Enerji fiyatlarındaki ani ve şok dalgalanmaların son zamanlarda hem ulusal hem de uluslararası kamuoyunda tartışıldığını, bunun da fiyatlamalara sert bir şekilde yansıdığına dikkati çeken Bakan Dönmez, şunları kaydetti:
“Olağanüstü bir dönemden geçiyoruz. Bu gibi olağan dışı dönemleri olağan yöntemlerle yönetmek kolay değildir. Bu sebeple, tüketiciyi koruyan geçici önlemlerin alınması elzem hale geldi. EPDK önceki gün elektrik üretim santralleri için azami uzlaştırma fiyatlarını belirledi. Böylece hem vatandaşlarımızı yüksek maliyetten koruyacağız hem de arz güvenliğimizi sağlayacağız. Uzlaştırma fiyatları doğal gaz ve ithal kömür santralleri için megavatsaat başına 2 bin 500 lira, diğer santraller için bin 200 lira olarak belirlendi.”
“Bu destekle birlikte fiyat artışlarının faturalara yansımasını da engelleyeceğiz”
Bakan Dönmez, uzlaştırma fiyatları sayesinde santrallerin üretimine sorunsuz bir şekilde devam edilmesinin sağlanacağını ifade ederek, “Neden böyle geçici bir düzenlemeye ihtiyaç duyuldu? Bir tarafta maliyeti düşük santraller var, diğer tarafta maliyeti yüksek santraller. İstihdam ve sağladıkları enerjinin miktarını da korunması gerekiyor. Bu nedenle piyasa yapısını bozmadan, piyasanın güçlü ve dengeli bir şekilde desteklenmesi gerekiyordu. Öte yandan bu destekle birlikte fiyat artışlarının faturalara yansımasını da engelleyeceğiz” değerlendirmesini yaptı.
“Fiyat artışlarını minimum düzeyde yansıtmak zorunda kalıyoruz”
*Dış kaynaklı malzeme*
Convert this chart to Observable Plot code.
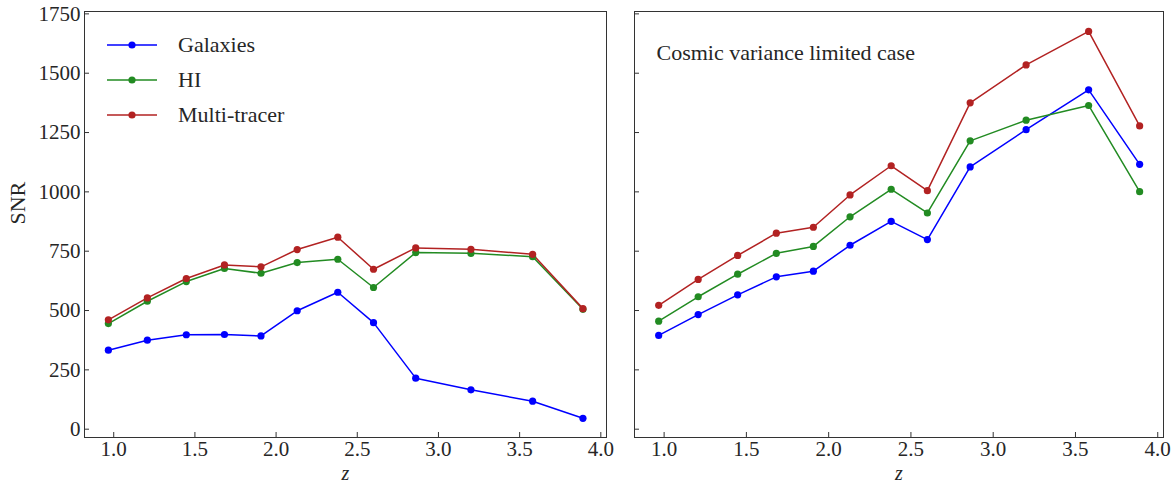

Bakan Dönmez, elektrik ve doğal gaz faturalarında bugüne kadar 100 milyar liralık bir destek sağladıklarını belirterek, “Bu sübvansiyon devam edecek. Bu desteklere ilaveten sosyal yardım alan vatandaşlarımıza verdiğimiz kömür desteğinin, doğal gaz desteği olarak verilmesinin önünü açtık. Ancak şu hususu da göz önüne almamız gerekiyor. Özellikle ithal kaynaklarla üretim yapan santrallerin son dönemde ciddi girdi maliyetleri oluşmaya başladı. Oluşan küresel fiyatlar içerideki maliyetleri de zorluyor. Devletimiz büyük oranda sübvansiyon uyguluyor ancak son raddede artışları minimum düzeyde yansıtmak zorunda kalıyoruz” dedi.
Sempozyum, basına kapalı şekilde Bakan Dönmez’in konuşmacı olarak katıldığı soru-cevap ile devam etti.